The Pour

Have just discovered Eric Asimov’s wine blog on the New York Times website. Wine blogs may sound like a pretentious formulation to most, but he manages to humanize and deintellectualize a great deal of his thoughts. It could be a blog about a man in search of the perfect cheeseburger; the words have just been changed.

I wrongly assumed to begin with that he was the son of Issac, but it turns out he is a nephew (son of Issac’s brother). Here is an excerpt from the introduction of a post about Bordeaux.

Like many people who decided they wanted to learn about wine, Bordeaux was the first category I explored in those heady days of disposable income, just out of college with a real job, years before my kids were born.

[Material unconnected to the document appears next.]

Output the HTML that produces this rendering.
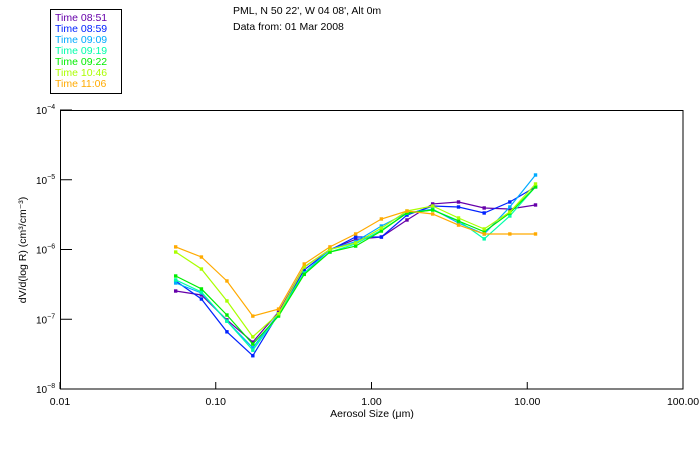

Back then, in the early 1980’s, Bordeaux was a natural. It was a region with a clear structure and hierarchy. Information was relatively easy to come by. It was without equal in prestige, and the wines did not seem difficult to understand.

I made as thorough an examination as I could, culminating in a bottle of 1955 La Mission Haut-Brion that I bought to celebrate my parent’s 30th wedding anniversary in 1985. What a wine! I’ll never forget the combination of graceful elegance and intensity, the complex flavors, the savor in each sip. And of course, the occasion of drinking it with my parents made it memorable, too. My mom still keeps the empty bottle in her kitchen.

Too bad about the misplaced apostrophe there. O, nephew of Asimov, walk closer still to the path yon uncle tread!